Stories at the intersection of tech and life from a boldly connected city.

June 18, 2013 at 1:01 PM

The quickest way to tell your friends they’re boring you

We know to put away our phones at the front of the line and keep public phone calls short and quiet.

But when it comes to checking our phone while we’re with family and friends, it’s complicated.

My Sunday column proposed nine points of tech etiquette that might have enough consensus to hold. From the completely unscientific polls I attached to each, many appear to. Eighty-five percent of you said you “always” keep public phone calls polite and 82 percent said you follow the Golden Rule of Facebook: Never post pictures of others you wouldn’t want posted of yourself.

But when it comes to using your phone while “engaged in an activity with friends or family” (notice it doesn’t say just hanging out with friends or family) only 55 percent of you said you “always” put it away or excuse yourself when you need to use it. Forty-one percent said you “sometimes” do that.

Interesting.

As I said in the column, this area of tech etiquette is big, maybe the biggest. The fact that it’s so split says a lot. Our phones are handy tools for all kinds of things, but we know that’s not the only thing that keeps them close. Let’s face it. Our phones are the anti-bore. When the physical world ceases to interest us, we know, something in the digital one certainly will.

The sunset won’t be offended if you turn away to check your email. But the friends you’re playing a board game with certainly might.

I’m pressing the point because I think it’s important that we know what messages we send when we put our phones — even for a moment — above other people.
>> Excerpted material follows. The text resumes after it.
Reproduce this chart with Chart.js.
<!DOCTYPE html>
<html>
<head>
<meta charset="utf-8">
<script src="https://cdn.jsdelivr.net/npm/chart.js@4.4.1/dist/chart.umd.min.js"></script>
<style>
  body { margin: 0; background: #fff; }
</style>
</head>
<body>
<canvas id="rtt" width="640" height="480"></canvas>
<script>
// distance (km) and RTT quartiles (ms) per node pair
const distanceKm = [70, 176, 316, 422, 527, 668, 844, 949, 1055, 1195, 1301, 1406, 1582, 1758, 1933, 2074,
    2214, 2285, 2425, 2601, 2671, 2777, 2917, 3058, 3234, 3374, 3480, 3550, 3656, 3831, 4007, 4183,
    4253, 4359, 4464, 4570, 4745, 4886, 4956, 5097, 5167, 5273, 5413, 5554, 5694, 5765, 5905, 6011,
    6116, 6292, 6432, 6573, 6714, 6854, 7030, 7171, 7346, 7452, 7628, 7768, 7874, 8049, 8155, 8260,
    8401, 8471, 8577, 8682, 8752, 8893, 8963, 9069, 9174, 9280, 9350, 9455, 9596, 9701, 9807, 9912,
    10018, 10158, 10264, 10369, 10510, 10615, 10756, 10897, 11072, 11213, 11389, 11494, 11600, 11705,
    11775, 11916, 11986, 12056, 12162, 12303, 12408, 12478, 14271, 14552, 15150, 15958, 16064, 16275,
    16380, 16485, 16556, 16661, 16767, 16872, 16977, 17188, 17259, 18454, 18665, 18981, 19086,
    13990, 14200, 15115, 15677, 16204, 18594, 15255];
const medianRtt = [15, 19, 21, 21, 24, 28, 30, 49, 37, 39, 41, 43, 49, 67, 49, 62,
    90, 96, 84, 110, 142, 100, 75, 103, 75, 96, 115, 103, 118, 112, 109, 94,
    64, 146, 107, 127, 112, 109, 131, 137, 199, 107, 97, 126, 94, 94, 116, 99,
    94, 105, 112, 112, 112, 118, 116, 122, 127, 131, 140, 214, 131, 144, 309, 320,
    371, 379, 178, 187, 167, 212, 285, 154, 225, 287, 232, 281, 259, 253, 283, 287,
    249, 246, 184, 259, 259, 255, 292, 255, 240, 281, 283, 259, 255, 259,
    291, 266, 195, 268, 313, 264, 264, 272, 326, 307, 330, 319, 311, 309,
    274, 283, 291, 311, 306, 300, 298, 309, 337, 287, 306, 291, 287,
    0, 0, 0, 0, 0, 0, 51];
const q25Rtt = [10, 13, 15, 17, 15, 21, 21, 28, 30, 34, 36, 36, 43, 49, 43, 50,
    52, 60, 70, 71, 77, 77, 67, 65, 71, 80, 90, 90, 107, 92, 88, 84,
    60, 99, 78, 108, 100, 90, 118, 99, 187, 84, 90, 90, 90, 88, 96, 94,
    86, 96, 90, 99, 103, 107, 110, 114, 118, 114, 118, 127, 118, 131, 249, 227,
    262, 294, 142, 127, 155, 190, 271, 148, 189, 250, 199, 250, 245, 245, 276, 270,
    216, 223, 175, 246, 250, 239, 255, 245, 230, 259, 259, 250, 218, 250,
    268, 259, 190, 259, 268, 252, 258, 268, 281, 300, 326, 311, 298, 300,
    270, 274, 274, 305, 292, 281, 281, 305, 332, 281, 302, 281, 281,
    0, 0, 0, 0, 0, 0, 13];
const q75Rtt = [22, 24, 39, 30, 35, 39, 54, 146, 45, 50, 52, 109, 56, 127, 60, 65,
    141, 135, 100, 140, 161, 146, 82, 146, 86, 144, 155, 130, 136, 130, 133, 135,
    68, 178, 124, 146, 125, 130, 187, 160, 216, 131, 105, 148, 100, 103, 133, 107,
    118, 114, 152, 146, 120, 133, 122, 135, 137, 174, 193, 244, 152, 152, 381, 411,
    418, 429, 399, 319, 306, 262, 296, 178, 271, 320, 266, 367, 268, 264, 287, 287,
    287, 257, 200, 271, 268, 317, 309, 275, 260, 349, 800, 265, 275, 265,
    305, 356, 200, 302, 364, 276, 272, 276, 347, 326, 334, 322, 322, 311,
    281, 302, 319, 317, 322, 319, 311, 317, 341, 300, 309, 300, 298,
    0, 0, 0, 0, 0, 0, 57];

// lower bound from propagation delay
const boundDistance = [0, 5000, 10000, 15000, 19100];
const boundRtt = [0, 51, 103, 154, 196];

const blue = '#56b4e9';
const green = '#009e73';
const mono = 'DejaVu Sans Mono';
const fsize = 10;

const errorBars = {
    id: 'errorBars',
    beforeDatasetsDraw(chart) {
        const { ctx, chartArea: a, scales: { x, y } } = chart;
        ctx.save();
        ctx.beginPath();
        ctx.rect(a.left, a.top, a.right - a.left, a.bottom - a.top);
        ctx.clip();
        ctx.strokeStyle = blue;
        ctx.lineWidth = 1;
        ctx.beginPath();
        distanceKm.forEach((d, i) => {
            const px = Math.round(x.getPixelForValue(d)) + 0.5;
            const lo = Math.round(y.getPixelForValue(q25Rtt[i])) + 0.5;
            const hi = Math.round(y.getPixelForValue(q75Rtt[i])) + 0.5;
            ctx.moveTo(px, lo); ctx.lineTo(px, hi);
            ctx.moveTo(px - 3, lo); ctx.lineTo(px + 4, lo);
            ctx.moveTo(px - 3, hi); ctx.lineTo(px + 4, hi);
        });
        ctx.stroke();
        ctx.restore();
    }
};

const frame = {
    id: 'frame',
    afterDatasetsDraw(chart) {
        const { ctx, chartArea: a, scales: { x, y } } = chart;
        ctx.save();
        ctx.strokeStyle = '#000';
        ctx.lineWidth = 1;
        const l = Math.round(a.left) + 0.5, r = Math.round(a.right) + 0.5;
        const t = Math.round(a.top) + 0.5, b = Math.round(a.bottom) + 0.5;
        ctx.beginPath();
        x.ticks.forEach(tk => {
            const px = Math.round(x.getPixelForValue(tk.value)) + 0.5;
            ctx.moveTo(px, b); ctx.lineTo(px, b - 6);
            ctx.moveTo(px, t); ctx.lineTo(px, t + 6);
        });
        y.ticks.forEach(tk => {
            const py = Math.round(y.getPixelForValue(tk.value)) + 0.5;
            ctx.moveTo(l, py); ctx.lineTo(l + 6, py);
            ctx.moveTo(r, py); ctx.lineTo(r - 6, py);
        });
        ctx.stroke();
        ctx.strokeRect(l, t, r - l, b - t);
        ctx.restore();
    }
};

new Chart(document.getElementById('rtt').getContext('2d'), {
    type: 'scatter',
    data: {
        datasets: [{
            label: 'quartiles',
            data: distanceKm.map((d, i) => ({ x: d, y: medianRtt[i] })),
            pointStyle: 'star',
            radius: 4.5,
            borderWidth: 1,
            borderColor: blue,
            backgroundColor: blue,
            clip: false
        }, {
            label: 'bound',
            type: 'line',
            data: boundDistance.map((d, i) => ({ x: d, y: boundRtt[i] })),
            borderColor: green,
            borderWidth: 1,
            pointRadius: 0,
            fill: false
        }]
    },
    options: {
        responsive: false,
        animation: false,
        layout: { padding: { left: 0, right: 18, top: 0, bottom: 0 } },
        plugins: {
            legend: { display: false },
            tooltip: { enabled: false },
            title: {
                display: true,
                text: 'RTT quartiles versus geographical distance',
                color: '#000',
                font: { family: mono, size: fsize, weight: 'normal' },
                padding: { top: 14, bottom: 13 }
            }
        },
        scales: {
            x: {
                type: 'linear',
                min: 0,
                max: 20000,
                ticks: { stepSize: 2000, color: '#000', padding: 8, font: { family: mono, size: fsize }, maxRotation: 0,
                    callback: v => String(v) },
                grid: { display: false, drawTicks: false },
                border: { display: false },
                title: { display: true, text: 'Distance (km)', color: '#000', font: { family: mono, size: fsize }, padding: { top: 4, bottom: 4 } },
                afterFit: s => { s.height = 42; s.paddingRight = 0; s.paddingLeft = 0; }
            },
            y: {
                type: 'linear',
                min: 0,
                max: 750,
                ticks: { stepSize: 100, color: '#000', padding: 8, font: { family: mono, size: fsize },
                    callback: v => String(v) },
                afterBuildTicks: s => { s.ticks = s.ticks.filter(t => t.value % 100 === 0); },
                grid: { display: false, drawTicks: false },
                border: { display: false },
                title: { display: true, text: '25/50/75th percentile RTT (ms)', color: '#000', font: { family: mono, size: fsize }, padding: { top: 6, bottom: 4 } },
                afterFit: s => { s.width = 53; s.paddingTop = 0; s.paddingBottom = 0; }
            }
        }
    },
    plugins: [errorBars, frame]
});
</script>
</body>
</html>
Like anything, they vary according to the circumstances. Is your group sitting back or leaning forward? Are they paying attention or just lounging around? If you want to check your phone discreetly, under the table and out the corner of your eye (we can tell, by the way), you’re probably at least aware that it’s not the best time to do it.

Checking your phone with no explanation in the middle of an active, engaged activity is the quickest way to tell your friends they’re boring you. Just make sure it’s what you want to say.